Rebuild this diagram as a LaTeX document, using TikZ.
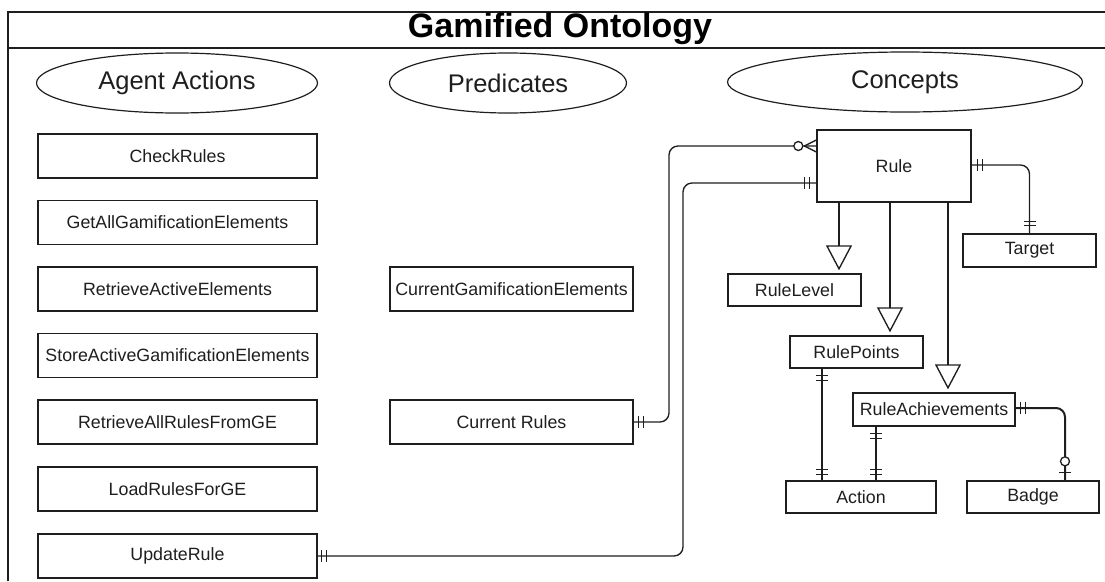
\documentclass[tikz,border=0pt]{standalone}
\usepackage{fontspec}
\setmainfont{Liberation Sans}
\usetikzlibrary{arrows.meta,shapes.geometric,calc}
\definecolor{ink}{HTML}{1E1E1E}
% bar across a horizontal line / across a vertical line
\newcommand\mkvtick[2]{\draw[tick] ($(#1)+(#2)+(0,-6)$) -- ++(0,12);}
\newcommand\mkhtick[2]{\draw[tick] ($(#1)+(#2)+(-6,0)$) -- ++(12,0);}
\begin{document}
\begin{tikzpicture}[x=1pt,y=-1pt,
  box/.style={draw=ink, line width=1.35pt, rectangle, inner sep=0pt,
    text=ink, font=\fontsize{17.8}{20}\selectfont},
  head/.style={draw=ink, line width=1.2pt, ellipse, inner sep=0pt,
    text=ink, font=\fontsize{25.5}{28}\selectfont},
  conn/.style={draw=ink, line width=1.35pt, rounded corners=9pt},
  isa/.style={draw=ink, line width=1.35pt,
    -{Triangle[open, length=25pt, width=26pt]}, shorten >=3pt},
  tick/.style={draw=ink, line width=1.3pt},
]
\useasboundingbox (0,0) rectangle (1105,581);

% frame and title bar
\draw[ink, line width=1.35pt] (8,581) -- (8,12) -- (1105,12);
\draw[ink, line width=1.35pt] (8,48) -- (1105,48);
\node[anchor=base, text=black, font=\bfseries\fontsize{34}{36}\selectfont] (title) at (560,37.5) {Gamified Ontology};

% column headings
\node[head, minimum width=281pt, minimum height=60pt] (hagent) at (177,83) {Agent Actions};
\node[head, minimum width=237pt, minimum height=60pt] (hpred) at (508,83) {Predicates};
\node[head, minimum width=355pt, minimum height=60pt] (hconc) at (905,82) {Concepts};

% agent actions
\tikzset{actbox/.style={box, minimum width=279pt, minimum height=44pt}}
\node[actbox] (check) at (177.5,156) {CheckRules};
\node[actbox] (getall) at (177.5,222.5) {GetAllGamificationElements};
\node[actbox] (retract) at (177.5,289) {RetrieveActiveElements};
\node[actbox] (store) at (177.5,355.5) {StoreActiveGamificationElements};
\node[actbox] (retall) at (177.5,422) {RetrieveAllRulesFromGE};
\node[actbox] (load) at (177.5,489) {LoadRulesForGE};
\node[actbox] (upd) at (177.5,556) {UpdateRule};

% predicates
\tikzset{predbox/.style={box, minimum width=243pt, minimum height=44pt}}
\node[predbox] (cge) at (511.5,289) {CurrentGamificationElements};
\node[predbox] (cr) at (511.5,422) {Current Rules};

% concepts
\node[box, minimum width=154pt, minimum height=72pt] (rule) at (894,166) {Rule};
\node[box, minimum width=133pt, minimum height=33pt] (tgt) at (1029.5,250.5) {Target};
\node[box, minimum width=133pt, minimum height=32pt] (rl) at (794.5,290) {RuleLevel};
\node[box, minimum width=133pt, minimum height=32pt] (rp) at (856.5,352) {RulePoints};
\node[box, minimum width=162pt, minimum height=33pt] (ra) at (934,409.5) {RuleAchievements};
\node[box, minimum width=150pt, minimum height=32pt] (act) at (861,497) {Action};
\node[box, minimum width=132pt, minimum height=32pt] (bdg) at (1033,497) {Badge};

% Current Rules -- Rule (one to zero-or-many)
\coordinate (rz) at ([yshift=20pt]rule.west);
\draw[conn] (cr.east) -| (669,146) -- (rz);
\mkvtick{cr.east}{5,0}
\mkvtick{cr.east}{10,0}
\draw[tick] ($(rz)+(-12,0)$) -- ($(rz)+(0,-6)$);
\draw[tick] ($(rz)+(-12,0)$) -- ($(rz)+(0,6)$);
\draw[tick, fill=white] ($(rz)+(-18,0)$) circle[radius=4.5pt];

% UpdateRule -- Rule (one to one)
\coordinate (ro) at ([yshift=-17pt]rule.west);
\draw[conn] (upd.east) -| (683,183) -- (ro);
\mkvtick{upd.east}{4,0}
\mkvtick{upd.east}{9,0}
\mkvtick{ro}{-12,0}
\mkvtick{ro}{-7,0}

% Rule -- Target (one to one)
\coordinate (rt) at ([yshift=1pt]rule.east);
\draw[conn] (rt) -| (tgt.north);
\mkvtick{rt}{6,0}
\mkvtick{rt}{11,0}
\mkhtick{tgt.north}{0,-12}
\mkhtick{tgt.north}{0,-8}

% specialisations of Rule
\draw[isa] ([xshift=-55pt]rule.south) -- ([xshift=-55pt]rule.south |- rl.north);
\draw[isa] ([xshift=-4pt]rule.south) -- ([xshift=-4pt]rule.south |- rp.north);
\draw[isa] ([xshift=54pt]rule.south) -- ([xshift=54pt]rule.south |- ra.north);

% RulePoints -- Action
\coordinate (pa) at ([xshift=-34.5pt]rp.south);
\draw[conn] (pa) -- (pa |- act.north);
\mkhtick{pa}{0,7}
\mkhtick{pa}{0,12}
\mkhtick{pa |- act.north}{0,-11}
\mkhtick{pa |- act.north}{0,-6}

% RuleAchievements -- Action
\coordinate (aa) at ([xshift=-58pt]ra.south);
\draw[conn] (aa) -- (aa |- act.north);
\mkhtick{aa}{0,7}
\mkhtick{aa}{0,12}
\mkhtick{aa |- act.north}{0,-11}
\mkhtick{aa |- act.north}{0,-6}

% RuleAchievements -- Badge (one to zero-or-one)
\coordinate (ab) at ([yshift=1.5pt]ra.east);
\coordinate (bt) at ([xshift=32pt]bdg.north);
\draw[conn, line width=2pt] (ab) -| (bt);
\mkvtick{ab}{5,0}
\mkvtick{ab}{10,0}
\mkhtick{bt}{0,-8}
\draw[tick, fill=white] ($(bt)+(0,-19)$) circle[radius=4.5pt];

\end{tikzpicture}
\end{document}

|---|

§ INSTRUCTION: Reproduce the material in full, word for word, and omit the pictures.

§ CORRECT RESPONSE:
Rebuild this diagram as a LaTeX document, using TikZ.
\documentclass[tikz,border=0pt]{standalone}
\usepackage{fontspec}
\setmainfont{Liberation Sans}
\usetikzlibrary{arrows.meta,shapes.geometric,calc}
\definecolor{ink}{HTML}{1E1E1E}
% bar across a horizontal line / across a vertical line
\newcommand\mkvtick[2]{\draw[tick] ($(#1)+(#2)+(0,-6)$) -- ++(0,12);}
\newcommand\mkhtick[2]{\draw[tick] ($(#1)+(#2)+(-6,0)$) -- ++(12,0);}
\begin{document}
\begin{tikzpicture}[x=1pt,y=-1pt,
  box/.style={draw=ink, line width=1.35pt, rectangle, inner sep=0pt,
    text=ink, font=\fontsize{17.8}{20}\selectfont},
  head/.style={draw=ink, line width=1.2pt, ellipse, inner sep=0pt,
    text=ink, font=\fontsize{25.5}{28}\selectfont},
  conn/.style={draw=ink, line width=1.35pt, rounded corners=9pt},
  isa/.style={draw=ink, line width=1.35pt,
    -{Triangle[open, length=25pt, width=26pt]}, shorten >=3pt},
  tick/.style={draw=ink, line width=1.3pt},
]
\useasboundingbox (0,0) rectangle (1105,581);

% frame and title bar
\draw[ink, line width=1.35pt] (8,581) -- (8,12) -- (1105,12);
\draw[ink, line width=1.35pt] (8,48) -- (1105,48);
\node[anchor=base, text=black, font=\bfseries\fontsize{34}{36}\selectfont] (title) at (560,37.5) {Gamified Ontology};

% column headings
\node[head, minimum width=281pt, minimum height=60pt] (hagent) at (177,83) {Agent Actions};
\node[head, minimum width=237pt, minimum height=60pt] (hpred) at (508,83) {Predicates};
\node[head, minimum width=355pt, minimum height=60pt] (hconc) at (905,82) {Concepts};

% agent actions
\tikzset{actbox/.style={box, minimum width=279pt, minimum height=44pt}}
\node[actbox] (check) at (177.5,156) {CheckRules};
\node[actbox] (getall) at (177.5,222.5) {GetAllGamificationElements};
\node[actbox] (retract) at (177.5,289) {RetrieveActiveElements};
\node[actbox] (store) at (177.5,355.5) {StoreActiveGamificationElements};
\node[actbox] (retall) at (177.5,422) {RetrieveAllRulesFromGE};
\node[actbox] (load) at (177.5,489) {LoadRulesForGE};
\node[actbox] (upd) at (177.5,556) {UpdateRule};

% predicates
\tikzset{predbox/.style={box, minimum width=243pt, minimum height=44pt}}
\node[predbox] (cge) at (511.5,289) {CurrentGamificationElements};
\node[predbox] (cr) at (511.5,422) {Current Rules};

% concepts
\node[box, minimum width=154pt, minimum height=72pt] (rule) at (894,166) {Rule};
\node[box, minimum width=133pt, minimum height=33pt] (tgt) at (1029.5,250.5) {Target};
\node[box, minimum width=133pt, minimum height=32pt] (rl) at (794.5,290) {RuleLevel};
\node[box, minimum width=133pt, minimum height=32pt] (rp) at (856.5,352) {RulePoints};
\node[box, minimum width=162pt, minimum height=33pt] (ra) at (934,409.5) {RuleAchievements};
\node[box, minimum width=150pt, minimum height=32pt] (act) at (861,497) {Action};
\node[box, minimum width=132pt, minimum height=32pt] (bdg) at (1033,497) {Badge};

% Current Rules -- Rule (one to zero-or-many)
\coordinate (rz) at ([yshift=20pt]rule.west);
\draw[conn] (cr.east) -| (669,146) -- (rz);
\mkvtick{cr.east}{5,0}
\mkvtick{cr.east}{10,0}
\draw[tick] ($(rz)+(-12,0)$) -- ($(rz)+(0,-6)$);
\draw[tick] ($(rz)+(-12,0)$) -- ($(rz)+(0,6)$);
\draw[tick, fill=white] ($(rz)+(-18,0)$) circle[radius=4.5pt];

% UpdateRule -- Rule (one to one)
\coordinate (ro) at ([yshift=-17pt]rule.west);
\draw[conn] (upd.east) -| (683,183) -- (ro);
\mkvtick{upd.east}{4,0}
\mkvtick{upd.east}{9,0}
\mkvtick{ro}{-12,0}
\mkvtick{ro}{-7,0}

% Rule -- Target (one to one)
\coordinate (rt) at ([yshift=1pt]rule.east);
\draw[conn] (rt) -| (tgt.north);
\mkvtick{rt}{6,0}
\mkvtick{rt}{11,0}
\mkhtick{tgt.north}{0,-12}
\mkhtick{tgt.north}{0,-8}

% specialisations of Rule
\draw[isa] ([xshift=-55pt]rule.south) -- ([xshift=-55pt]rule.south |- rl.north);
\draw[isa] ([xshift=-4pt]rule.south) -- ([xshift=-4pt]rule.south |- rp.north);
\draw[isa] ([xshift=54pt]rule.south) -- ([xshift=54pt]rule.south |- ra.north);

% RulePoints -- Action
\coordinate (pa) at ([xshift=-34.5pt]rp.south);
\draw[conn] (pa) -- (pa |- act.north);
\mkhtick{pa}{0,7}
\mkhtick{pa}{0,12}
\mkhtick{pa |- act.north}{0,-11}
\mkhtick{pa |- act.north}{0,-6}

% RuleAchievements -- Action
\coordinate (aa) at ([xshift=-58pt]ra.south);
\draw[conn] (aa) -- (aa |- act.north);
\mkhtick{aa}{0,7}
\mkhtick{aa}{0,12}
\mkhtick{aa |- act.north}{0,-11}
\mkhtick{aa |- act.north}{0,-6}

% RuleAchievements -- Badge (one to zero-or-one)
\coordinate (ab) at ([yshift=1.5pt]ra.east);
\coordinate (bt) at ([xshift=32pt]bdg.north);
\draw[conn, line width=2pt] (ab) -| (bt);
\mkvtick{ab}{5,0}
\mkvtick{ab}{10,0}
\mkhtick{bt}{0,-8}
\draw[tick, fill=white] ($(bt)+(0,-19)$) circle[radius=4.5pt];

\end{tikzpicture}
\end{document}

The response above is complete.